The Games Machine awarded the Atari ST and Amiga versions 98% and 97% respectively and ranked Carrier Command the #1 game of 1988. ACE (Advanced Computer Entertainment) scored the PC version 965/1000, while Zzap!64 magazine awarded the Amiga release 92%. The game was ranked the 15th best game of all time by Amiga Power.

Computer Gaming World in 1988 praised the game's blend of strategic and tactical play, recommending it as an improvement over Starglider. A 1992 survey in the magazine of wargames with modern settings gave the game two and a half stars out of five, describing it as a "futuristic arcade game", and two 1994 surveys gave it two stars. The ZX Spectrum version was awarded a "Crash Smash" with 97%, and was awarded 94% by Your Sinclair, and was placed at number 12 in the Your Sinclair official top 100.

In 1991, PC Format named Carrier Command one of the 50 best computer games ever. The editors called it "a splendid mixture of strategic planning and arcade action". Carrier Command was named the 56th best computer game ever by PC Gamer UK in 1997. The editors wrote that it "packs more flight-sim, sea-sim and tank-sim action and strategy than a dozen of your so-called CD-ROM games could manage in a million or more megabytes."

Review scores
| Publication | Score |
|---|---|
| Your Sinclair | ZX: 94% |
| ACE | PC: 965/1000 ZX: 923/1000 |
| Amiga Power | Amiga: 78% |
| Computer Gaming World | PC/Mac: 2.5/5 |
| Happy Computer | Atari ST: 78% |
| The Games Machine | Atari ST: 98% Amiga: 97% C64: 66% |
| Zzap!64 | Amiga: 92% C64: 64% |

Awards
| Publication | Award |
|---|---|
| Crash | Crash Smash |
| Sinclair User | SU Classic |
| Your Sinclair | Megagame |

==Legacy==
Carrier Command was followed by Battle Command, where the player controls a tank.

Hostile Waters: Antaeus Rising (2001) was inspired by Carrier Command and has many similarities.

Carrier Command: Gaea Mission (2012) is a modern remake by Bohemia Interactive's Prague studio. It's a real-time action/strategy game, where the overarching objective is to conquer and control islands. It features a vast 33-island archipelago on the planet-moon Taurus.

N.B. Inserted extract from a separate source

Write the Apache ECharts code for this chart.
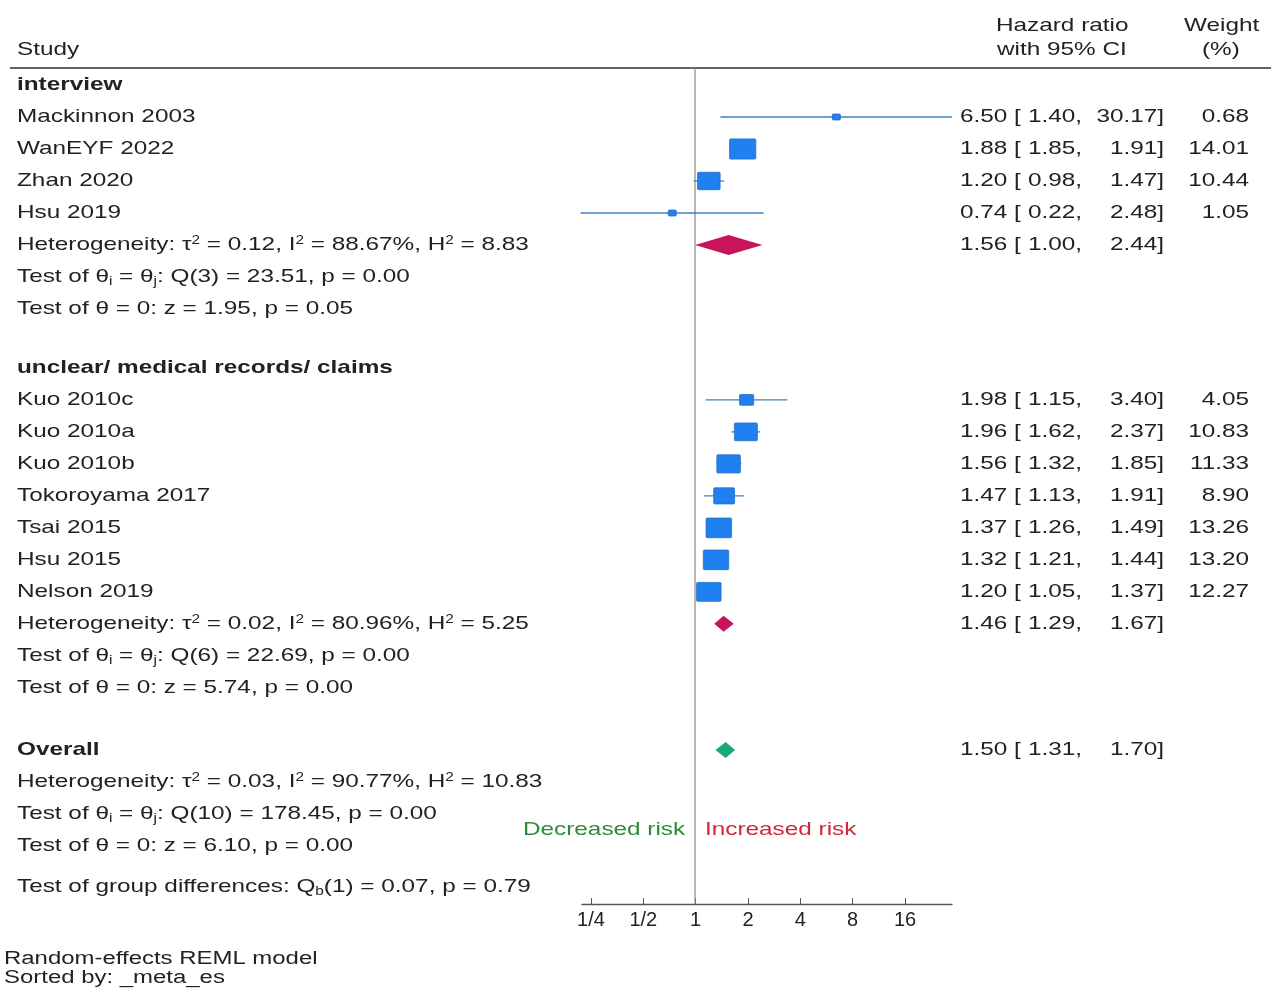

Carrier Command 2 was announced in December 2020. It was published by the reconstituted Microprose and was released August 10, 2021 on Steam. Included in the purchase is a virtual reality version of the game. There is a multiplayer component using invitation systems through Steam or by invitation code. Players cooperatively play utilizing different stations aboard the carrier deck. The sequel received mixed reviews, with The Games Machine rating it 6.7/10 points and calling its gameplay "brilliant" but "brought down by obtuse and ancient systems".